I say it rendered the flow of time more real because in reality, the flow of time is dramatic. The past is charged, the future is free! And the only thing that is real is now. (What!?)

Time is more bizarre than anything, even famous groundhogs. Yet it is also fundamental. You are never not in a moment in time. The moment and you are perpetually flowing, like the wavy lines of Aquarius’ glyph. I see time’s drama to be a hint that time is rooted in something immeasurable. No one can quantify the dramatic performance of Marlon Brando in A Streetcar Named Desire. Because drama is not a measured thing. Although it is measured in many ways, time is ultimately something dramatic and immeasurable. Its essence must be in spiritedness and creativity.

A full Moon in dramatic Leo lights our stage on Sunday, providing a glowing limelight for anyone who sees it.

Will you see it?

Will Winter be gone soon?

Do you remember what you did last groundhog’s day?

Where are you heading now?

The Pages Turn, The Fire Burns

“My World” is a children’s book by Margaret Wise Brown and Clement Hurd. My son and I read this at night under a cactus light with a symphony of crickets out our window. The opening page shows a mother reading to her child by a fire. The words are “The pages turn, the fire burns.”

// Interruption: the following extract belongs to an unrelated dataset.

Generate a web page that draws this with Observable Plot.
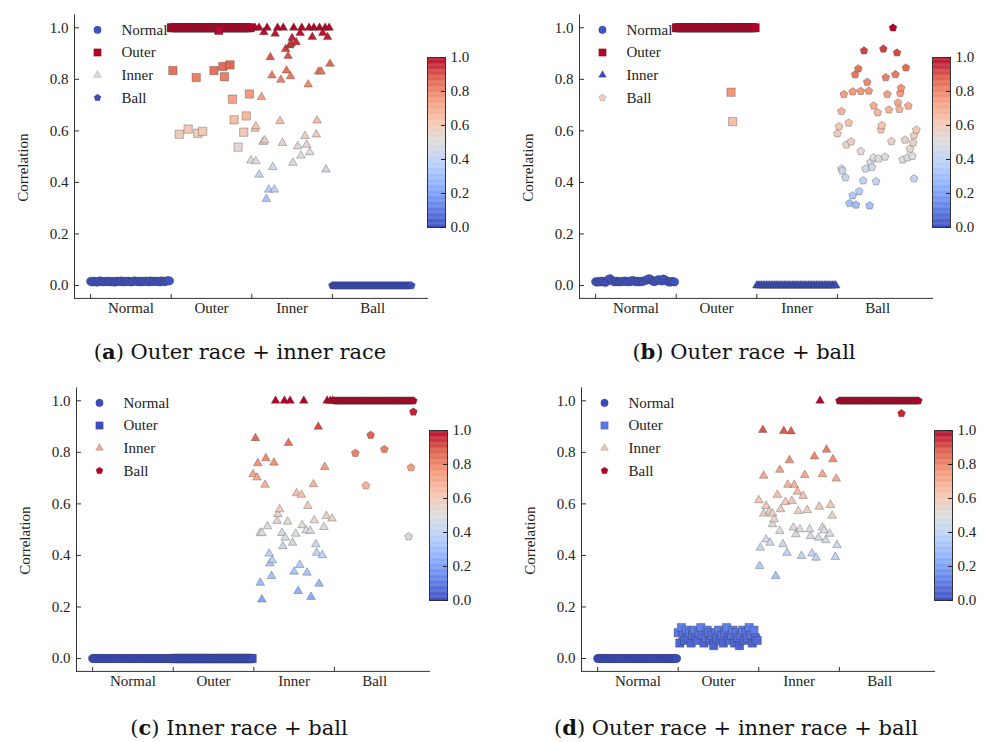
<!DOCTYPE html>
<html><head><meta charset="utf-8">
<script src="https://cdn.jsdelivr.net/npm/d3@7"></script>
<script src="https://cdn.jsdelivr.net/npm/@observablehq/plot@0.6"></script>
<style>
body{margin:0;background:#fff;}
#root{position:relative;width:984px;height:742px;overflow:hidden;background:#fff;}
.abs{position:absolute;}
.abs svg{max-width:none !important;}
.cap{position:absolute;width:500px;text-align:center;font-family:"DejaVu Serif",serif;font-size:21px;line-height:28px;color:#111;}
</style></head>
<body><div id="root"></div>
<script>
// ---------- data ----------
const classes = ["Normal", "Outer", "Inner", "Ball"];
const yTicks = [0, 0.2, 0.4, 0.6, 0.8, 1.0];
const classStarts = [0, 100, 200, 300];

// (a) Outer race + inner race
const aNormal = [.016,.014,.017,.015,.013,.016,.018,.015,.014,.016,
 .015,.017,.014,.016,.015,.013,.017,.016,.015,.018,
 .014,.016,.015,.017,.016,.014,.015,.018,.016,.015,
 .017,.014,.016,.015,.017,.016,.014,.018,.015,.016,
 .017,.015,.016,.014,.018,.016,.015,.017,.019,.018];
const aOuterBand = [1,1,1,1,1,1,1,1,1,1, 1,1,1,1,1,1,1,1,1,1, 1,1,1,1,1,1,1,1,1,1, 1,1,1,1,1,1,1,1,1,1, 1,1,1,1,1,1,1,1,1,1];
const aOuterPts = [[102,.834],[110,.587],[121,.607],[131,.807],[133,.591],[139,.598],[153,.834],[159,.99],[164,.85],[166,.81],[173,.856],[176,.723],[178,.643],[183,.537],[190,.595],[193,.658],[197,.743]];
const aInnerPts = [[199,.485],[204,.608],[204,1],[205,.482],[205,.618],[209,.43],[209,1],[212,.731],[214,.557],[215,.983],[216,.563],[218,.336],[219,1],[221,.372],[223,.886],[225,.815],[226,.46],[228,.372],[229,.977],[232,1],[235,.638],[236,.798],[238,.553],[239,1],[242,.918],[243,.834],[245,.89],[247,.931],[248,.812],[249,.938],[250,.96],[251,.476],[252,1],[255,.944],[257,.54],[260,.98],[261,.504],[262,1],[266,.58],[268,.546],[270,.78],[271,1],[272,.517],[275,.964],[277,1],[280,.586],[281,.64],[283,.83],[284,1],[286,.83],[288,.98],[291,1],[292,.45],[294,.964],[296,1],[297,.86]];
const aBall = [0,0,0,0,0,0,0,0,0,0, 0,0,0,0,0,0,0,0,0,0, 0,0,0,0,0,0,0,0,0,0, 0,0,0,0,0,0,0,0,0,0, 0,0,0,0,0,0,0,0,0,0];

// (b) Outer race + ball
const bNormal = [.015,.013,.016,.014,.017,.015,.012,.016,.024,.026,
 .02,.016,.014,.017,.015,.014,.016,.015,.018,.015,
 .016,.014,.018,.02,.016,.015,.017,.014,.016,.015,
 .018,.02,.022,.026,.024,.019,.015,.016,.02,.023,
 .021,.017,.025,.022,.018,.015,.013,.016,.015,.014];
const bOuterBand = [1,1,1,1,1,1,1,1,1,1, 1,1,1,1,1,1,1,1,1,1, 1,1,1,1,1,1,1,1,1,1, 1,1,1,1,1,1,1,1,1,1, 1,1,1,1,1,1,1,1,1,1];
const bOuterPts = [[168,.75],[170,.636]];
const bInner = [0,0,0,0,0,0,0,0,0,0, 0,0,0,0,0,0,0,0,0,0, 0,0,0,0,0,0,0,0,0,0, 0,0,0,0,0,0,0,0,0,0, 0,0,0,0,0,0,0,0,0,0];
const bBallPts = [[300,.589],[302,.617],[305,.676],[305,.453],[306,.445],[308,.742],[310,.419],[311,.546],[314,.631],[315,.319],[317,.558],[319,.752],[319,.349],[322,.818],[323,.313],[326,.841],[327,.365],[329,.754],[329,.521],[332,.407],[333,.911],[335,.453],[337,.789],[339,.755],[340,.31],[341,.478],[343,.459],[345,.697],[345,.496],[348,.404],[350,.671],[351,.492],[354,.605],[355,.621],[357,.918],[359,.499],[360,.807],[362,.742],[364,.682],[367,.559],[369,1],[372,.819],[374,.903],[375,.709],[377,.684],[378,.746],[379,.766],[381,.488],[384,.565],[385,.845],[387,.496],[388,.697],[390,.53],[393,.502],[394,.554],[395,.582],[395,.415],[398,.604]];

// (c) Inner race + ball
const cNormal = [0,0,0,0,0,0,0,0,0,0, 0,0,0,0,0,0,0,0,0,0, 0,0,0,0,0,0,0,0,0,0, 0,0,0,0,0,0,0,0,0,0, 0,0,0,0,0,0,0,0,0,0];
const cOuter = [0,0,0,0,0,0,0,0,0,0, 0,0,0,0,0,0,0,0,0,0, 0,0,0,0,0,0,0,0,0,0, 0,0,0,0,0,0,0,0,0,0, 0,0,0,0,0,0,0,0,0,0];
const cInnerPts = [[199,.715],[202,.855],[204,.702],[205,.758],[208,.488],[208,.294],[210,.486],[210,.229],[214,.674],[215,.777],[217,.513],[219,.407],[220,.369],[222,.32],[223,.381],[225,.76],[227,1],[229,.534],[230,.56],[232,.579],[235,.487],[236,.436],[238,1],[239,.469],[242,.531],[243,.836],[245,1],[248,.449],[250,.337],[252,.484],[253,.641],[255,.262],[257,.363],[259,.635],[260,.517],[262,1],[265,.497],[266,.333],[267,.592],[270,.495],[271,.239],[274,.676],[275,.536],[277,.443],[278,.41],[280,.899],[281,.29],[285,.401],[287,.51],[288,.743],[290,.553],[291,1],[295,1],[297,.543],[298,1]];
const cBallBand = [1,1,1,1,1,1,1,1,1,1, 1,1,1,1,1,1,1,1,1,1, 1,1,1,1,1,1,1,1,1,1, 1,1,1,1,1,1,1,1,1,1, 1,1,1,1,1,1,1,1,1,1];
const cBallPts = [[326,.797],[339,.671],[345,.867],[362,.812],[392,.473],[395,.741],[398,.957]];

// (d) Outer race + inner race + ball
const dNormal = [0,0,0,0,0,0,0,0,0,0, 0,0,0,0,0,0,0,0,0,0, 0,0,0,0,0,0,0,0,0,0, 0,0,0,0,0,0,0,0,0,0, 0,0,0,0,0,0,0,0,0,0];
const dOuter = [.10,.06,.12,.09,.07,.11,.08,.10,.06,.09,
 .11,.08,.07,.10,.12,.09,.06,.08,.11,.10,
 .07,.09,.05,.10,.08,.11,.07,.09,.06,.10,
 .12,.08,.07,.09,.11,.06,.10,.08,.05,.09,
 .11,.07,.10,.08,.12,.09,.06,.11,.08,.07];
const dInnerPts = [[200,.614],[201,.359],[202,.43],[205,.887],[206,.709],[206,.562],[209,.592],[209,.462],[213,.57],[214,.449],[217,.562],[217,.521],[219,.54],[221,.32],[223,.635],[226,.732],[226,.495],[227,.579],[230,.443],[231,.883],[233,.607],[235,.41],[236,.674],[238,.769],[240,.881],[241,.611],[243,.508],[244,.674],[246,.482],[248,.647],[249,.572],[251,.501],[253,.398],[255,.631],[257,.712],[260,.576],[263,.501],[264,.475],[266,.407],[269,.784],[271,.391],[274,.469],[275,.589],[276,1],[279,.715],[279,.508],[281,.497],[283,.459],[284,.81],[288,.484],[289,.596],[291,.554],[292,.773],[295,.394],[296,.698],[297,.44]];
const dBallBand = [1,1,1,1,1,1,1,1,1,1, 1,1,1,1,1,1,1,1,1,1, 1,1,1,1,1,1,1,1,1,1, 1,1,1,1,1,1,1,1,1,1, 1,1,1,1,1,1,1,1,1,1];
const dBallPts = [[377,.951]];

// ---------- styling ----------
const cmapStops = [0, .125, .25, .375, .5, .625, .75, .875, 1];
const cmapColors = ["#3b4cc0","#6282ea","#8db0fe","#b8d0f9","#dddddd","#f5c4ad","#f49a7b","#de604d","#b40426"];
const colorScale = {type: "linear", domain: cmapStops, range: cmapColors, interpolate: "rgb"};
const FONT = "'Liberation Serif', 'Times New Roman', serif";

const pentagon = {draw(ctx, size) {
  const R = Math.sqrt(size / Math.PI);
  for (let k = 0; k < 5; k++) {
    const a = -Math.PI / 2 + k * 2 * Math.PI / 5;
    const px = R * Math.cos(a), py = R * Math.sin(a);
    if (k === 0) ctx.moveTo(px, py); else ctx.lineTo(px, py);
  }
  ctx.closePath();
}};
const tickRight = {draw(c) { c.moveTo(0, 0); c.lineTo(4.5, 0); }};
const tickLeft = {draw(c) { c.moveTo(0, 0); c.lineTo(-4.5, 0); }};
const tickUp = {draw(c) { c.moveTo(0, 0); c.lineTo(0, -4.5); }};
const SYMS = ["circle", "square", "triangle", pentagon];
const RADII = [4.2, 4.7, 3.2, 4.1];

const band = (c, vals) => vals.map((v, i) => ({x: classStarts[c] + 2 * i, v}));
const pts = (pairs) => pairs.map(([x, v]) => ({x, v}));

const panels = [
  {ox: 0, oy: 0, label: "a", title: "Outer race + inner race", cx: 240, cy: 352,
   series: [band(0, aNormal), band(1, aOuterBand).concat(pts(aOuterPts)), pts(aInnerPts), band(3, aBall)]},
  {ox: 505.3, oy: 0, label: "b", title: "Outer race + ball", cx: 744, cy: 352,
   series: [band(0, bNormal), band(1, bOuterBand).concat(pts(bOuterPts)), band(2, bInner), pts(bBallPts)]},
  {ox: 2, oy: 372.7, label: "c", title: "Inner race + ball", cx: 239, cy: 728,
   series: [band(0, cNormal), band(1, cOuter), pts(cInnerPts), band(3, cBallBand).concat(pts(cBallPts))]},
  {ox: 507.3, oy: 372.7, label: "d", title: "Outer race + inner race + ball", cx: 736, cy: 728,
   series: [band(0, dNormal), band(1, dOuter), pts(dInnerPts), band(3, dBallBand).concat(pts(dBallPts))]}
];

const root = document.getElementById("root");
function place(el, left, top, w, h) {
  const d = document.createElement("div");
  d.className = "abs";
  d.style.left = left + "px";
  d.style.top = top + "px";
  d.style.width = w + "px";
  d.style.height = h + "px";
  el.style.maxWidth = "none";
  d.appendChild(el);
  root.appendChild(d);
}

for (const p of panels) {
  const marks = [];
  marks.push(Plot.frame({anchor: "left", stroke: "#333", strokeWidth: 1}));
  marks.push(Plot.frame({anchor: "bottom", stroke: "#333", strokeWidth: 1}));
  p.series.forEach((rows, k) => {
    marks.push(Plot.dot(rows, {x: "x", y: "v", fill: "v", symbol: SYMS[k], r: RADII[k],
      stroke: "#333", strokeOpacity: 0.45, strokeWidth: 0.7}));
  });
  // legend
  p.series.forEach((rows, k) => {
    const first = rows.reduce((a, b) => (b.x < a.x ? b : a));
    const dy = 15 + 22.6 * k;
    marks.push(Plot.dot([first.v], {frameAnchor: "top-left", dx: 23, dy, symbol: SYMS[k], r: RADII[k] * 0.9,
      fill: d => d, stroke: "#333", strokeOpacity: 0.3, strokeWidth: 0.6}));
    marks.push(Plot.text([classes[k]], {frameAnchor: "top-left", dx: 47, dy, text: d => d, textAnchor: "start",
      lineAnchor: "middle", fontSize: 15, fill: "#222"}));
  });
  // axes
  marks.push(Plot.axisY({ticks: yTicks, tickFormat: d3.format(".1f"), tickSize: 0, tickPadding: 6, label: null, fontSize: 15, color: "#222"}));
  marks.push(Plot.dot(yTicks, {y: d => d, frameAnchor: "left", symbol: tickRight, fill: "none", stroke: "#333", strokeWidth: 1}));
  marks.push(Plot.dot(classStarts, {x: d => d, frameAnchor: "bottom", symbol: tickUp, fill: "none", stroke: "#333", strokeWidth: 1}));
  marks.push(Plot.text(classes, {x: (d, i) => classStarts[i] + 50, frameAnchor: "bottom", dy: 9.5, lineAnchor: "middle",
    textAnchor: "middle", text: d => d, fontSize: 15, fill: "#222"}));
  marks.push(Plot.text(["Correlation"], {frameAnchor: "left", dx: -51, dy: 11, rotate: -90, textAnchor: "middle",
    lineAnchor: "middle", text: d => d, fontSize: 15, fill: "#222"}));

  const chart = Plot.plot({
    width: 440, height: 330,
    marginLeft: 74, marginRight: 13, marginTop: 14.4, marginBottom: 32.1,
    x: {domain: [-20, 418], axis: null},
    y: {domain: [-0.05, 1.05], axis: null},
    color: colorScale,
    style: {fontFamily: FONT, fontSize: "15px", background: "transparent", overflow: "visible", color: "#222"},
    marks
  });
  place(chart, p.ox, p.oy, 440, 330);

  // colorbar
  const stripes = d3.range(0, 1, 0.005);
  const cbar = Plot.plot({
    width: 62, height: 190, marginTop: 10, marginBottom: 10, marginLeft: 0, marginRight: 44,
    x: {domain: [0, 1], axis: null},
    y: {domain: [0, 1], axis: null},
    color: colorScale,
    style: {fontFamily: FONT, fontSize: "15px", background: "transparent", overflow: "visible", color: "#222"},
    marks: [
      Plot.rect(stripes, {y1: d => d, y2: d => Math.min(1, d + 0.0065), fill: d => d + 0.0025}),
      Plot.frame({stroke: "#333", strokeWidth: 1}),
      Plot.dot(yTicks, {y: d => d, frameAnchor: "right", symbol: tickLeft, fill: "none", stroke: "#222", strokeWidth: 1}),
      Plot.axisY({anchor: "right", ticks: yTicks, tickFormat: d3.format(".1f"), tickSize: 0, tickPadding: 5, label: null, fontSize: 15, color: "#222"})
    ]
  });
  place(cbar, p.ox + 427, p.oy + 47, 62, 190);

  // caption
  const cap = document.createElement("div");
  cap.className = "cap";
  cap.style.left = (p.cx - 250) + "px";
  cap.style.top = (p.cy - 14) + "px";
  cap.innerHTML = "(<b>" + p.label + "</b>) " + p.title;
  root.appendChild(cap);
}
</script>
</body></html>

Maybe this is what got me thinking about the nature of time. Some time seems to turn, but some time seems to burn. Some time comes back around and some time trailblazes the future and celebrates the spirit. These two kinds of times blend together yet they are inherently different. One is bound to law and one is free. One is used to gain more control and one is lived to live as lively as possible. One is a clock and one is a flower. One is a wheel. What is the shape of the other? What is the shape of the spirited time that burns meaning deep into one’s soul? What is the shape of living?

The wheel of the zodiac turns. Its twelve archetypes carry the meaning of the seasons that turn. The meaning of the seasons is so charged that it goes beyond the snow and heat. It extends into the mystery of the seasons of life, and all the relations of living. The wheel turns and time folds in on itself. What emerges from this motion is the potential for more and more meaning. New meaning. Fresh meaning. Fresh light.

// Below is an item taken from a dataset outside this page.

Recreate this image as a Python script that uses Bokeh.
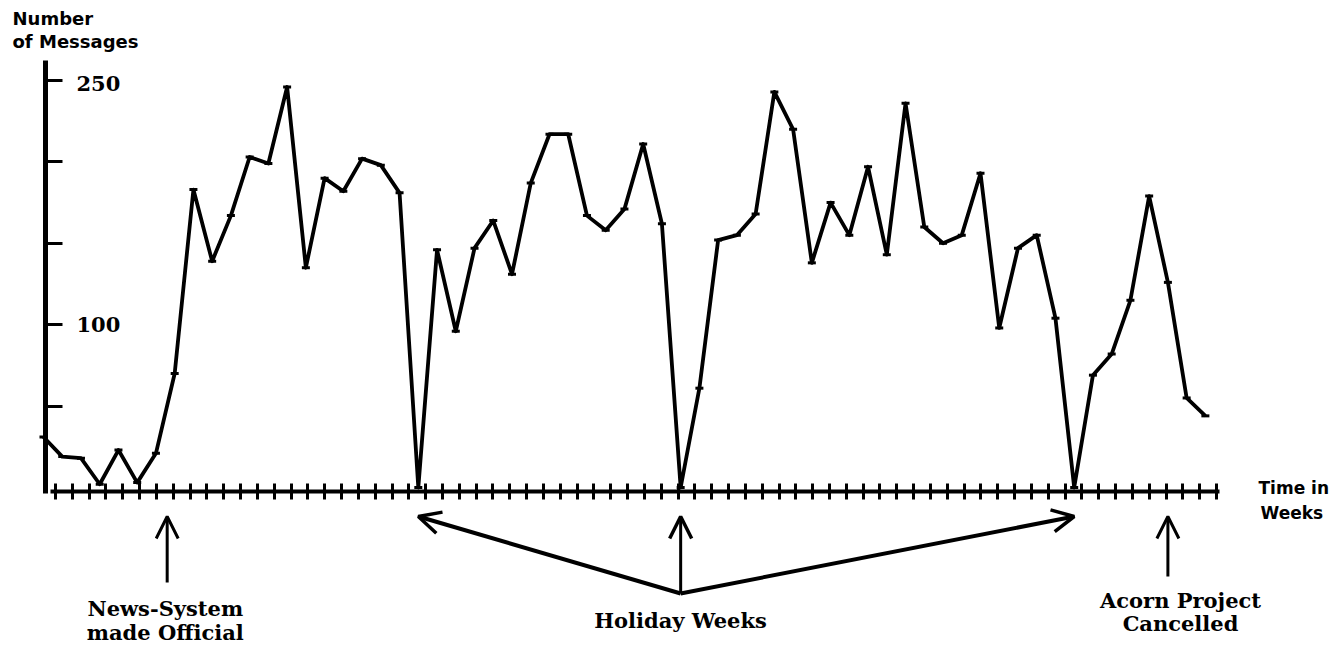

The wheel is really a generator. A maker of more light. The pages turn but the fire burns.

I began to think about the existential side of time. Some time is “heights” and some time is “depths”. Some time is more middle ground. The heights of time are the joys, the unbridled laughter, the perfection of a day. This time rushes over the body like a shower of effervescence. There is no possible way to deny the body’s ownership of such time. It is embedded. It isn’t turning on an abstract clock. It is burning in the heights of one’s heart.

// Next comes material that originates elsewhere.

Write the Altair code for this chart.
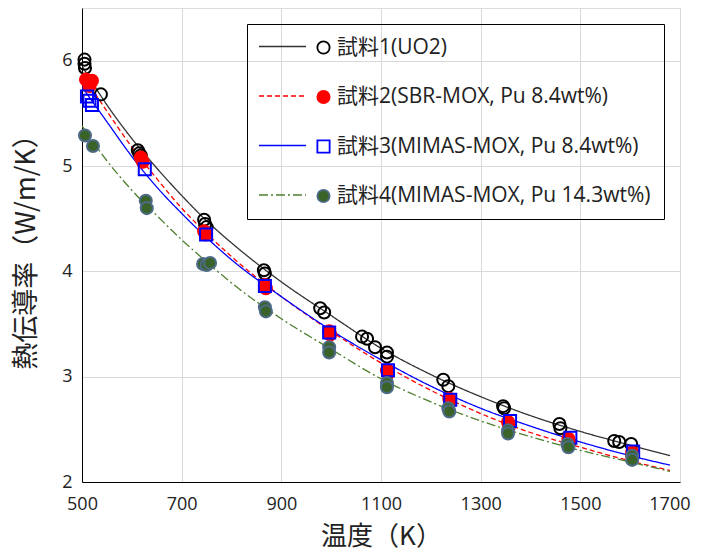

“Depth” time carries a force of memory and a sense of belonging. Depth time can anchor you “home” or polarize you to “true north”. It can also sink you with despair. Depth time carries the echoes of your ancestors, and the echoes of your most desired dreams. Its gravity is also undeniably in the body. It can easily smolder with the blend of heights. It can threaten to dampen the fires of joy. It does best when feelings are interpreted truthfully, and handed off to the logic of the middle ground.

“Middle ground” time is for managing the business of living. Our bodies are blessed with the genius of nervous systems. All of the information and interaction that we encounter gets integrated into the “system” of the body. The world is wide and full of information. The body is deep and full of mystery. The middle ground is where these places meet. Biofeedback has evolved for centuries. Our systems are cutting edge. The middle ground time is the coolness of logic, the sureness of morality, the sensations of physicality.

My new question was: if time is a wheel that turns, how does this other “time” move? Is there any order to it? My instinct said yes.